Y hay que clasificar las cosas de tal modo que solo se vea lo permitido. Y lo que no tiene nombre no existe. Así hace también la ciencia moderna, clasifica las cosas, y si no tiene nombre para una cosa no existe. Durante mucho tiempo muchas enfermedades no existían porque la ciencia no tenía nombre para ellas. Y los que las padecieran tampoco existían, o tenían que joderse. Así pasa incluso en algunos países, en algunas culturas, ciertas realidades no existen oficialmente porque no pueden existir.
El ser humano se ciega a sí mismo continuamente, se pone una malla delante, decide lo que puede ver y lo que no. Las doctrinas lo han hecho continuamente, las religiones, lo políticamente correcto en cada época. Hay cosas que no se pueden decir porque no está bien visto, hay otras que no se podían decir en otra época. Y sin embargo en el fondo todos sabemos que existen. No importa la gilipollez del lenguaje que impongamos. No importa la oficialidad que se imponga. Puede no existir un nombre para cagar, pero la gente siempre necesitará cagar. Y el que tenga oídos que oiga, como decía la Biblia, y también decía Nietzsche. Y aún no he pronunciado nada prohibido, así que la Inquisición de esta época no puede condenarme. Pero nuestro lenguaje es una miseria, a menos que lo liberemos (en la literatura, o en los sueños).

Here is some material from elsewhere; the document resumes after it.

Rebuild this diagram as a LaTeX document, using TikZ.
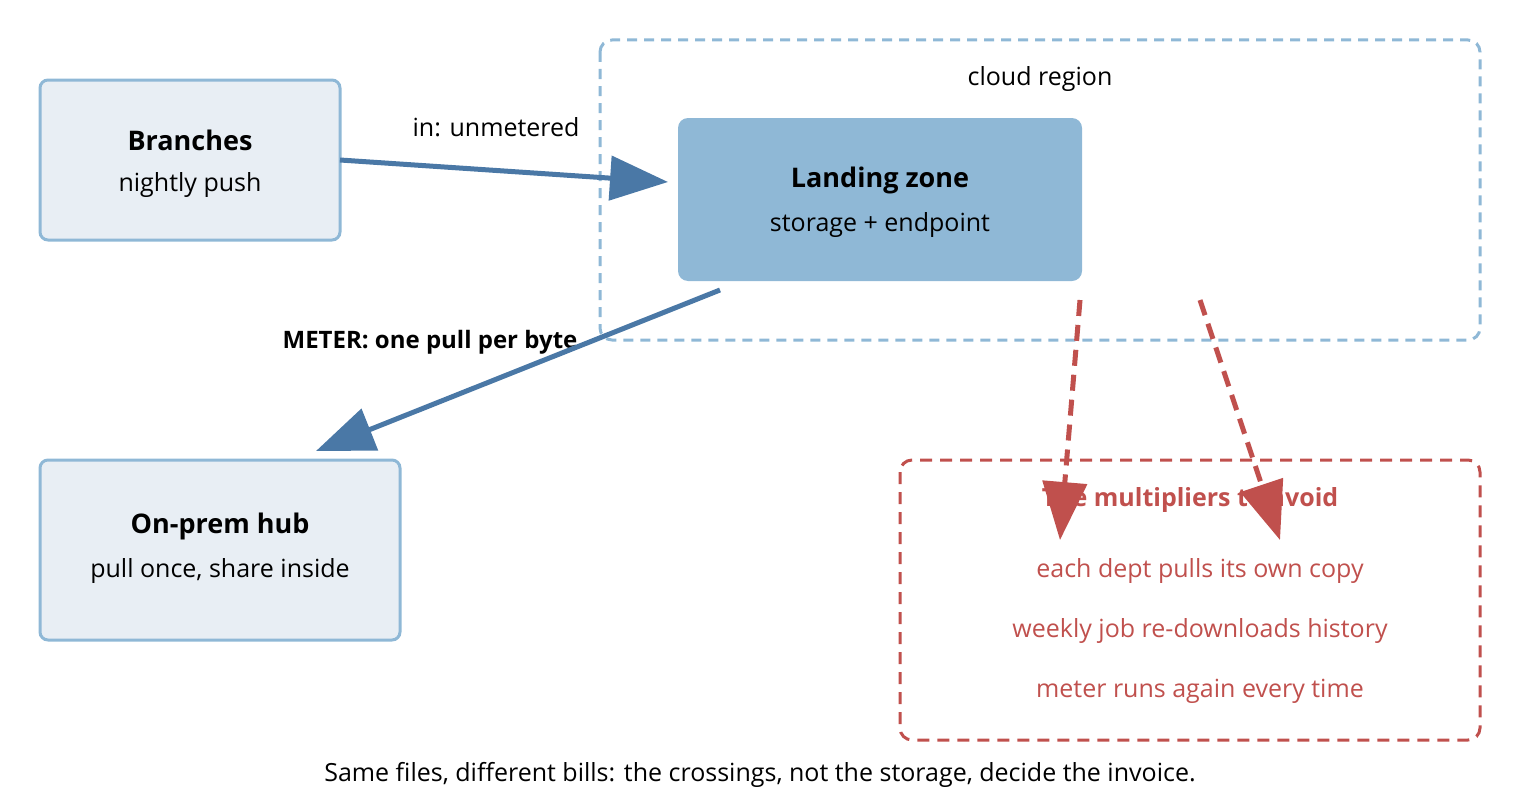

Y si esto ocurre con el lenguaje humano, que vive y crece y se matiza y se impregna durante siglos, ya me dirán lo que ocurrirá con el lenguaje rígido y muerto de las máquinas, lleno de generalidades masivas, de abstracciones algorítmicas, de clasificaciones sin vida. Dios nos libre de la nueva trampa más pequeña todavía que la de las lenguas tradicionales. Para hablar como una máquina, sí que será mejor en todo momento callar. Porque las máquinas que lo reducen todo a programas y fórmulas sí encuentran algo que nunca podrán reducir: el silencio. El silencio que se abre al mundo infinito sin programas y sin fórmulas. Y unos seres en las cavernas, clandestinos, hablaremos con el lenguaje enloquecido de la literatura, o con miradas contradictorias que nadie podrá nunca codificar.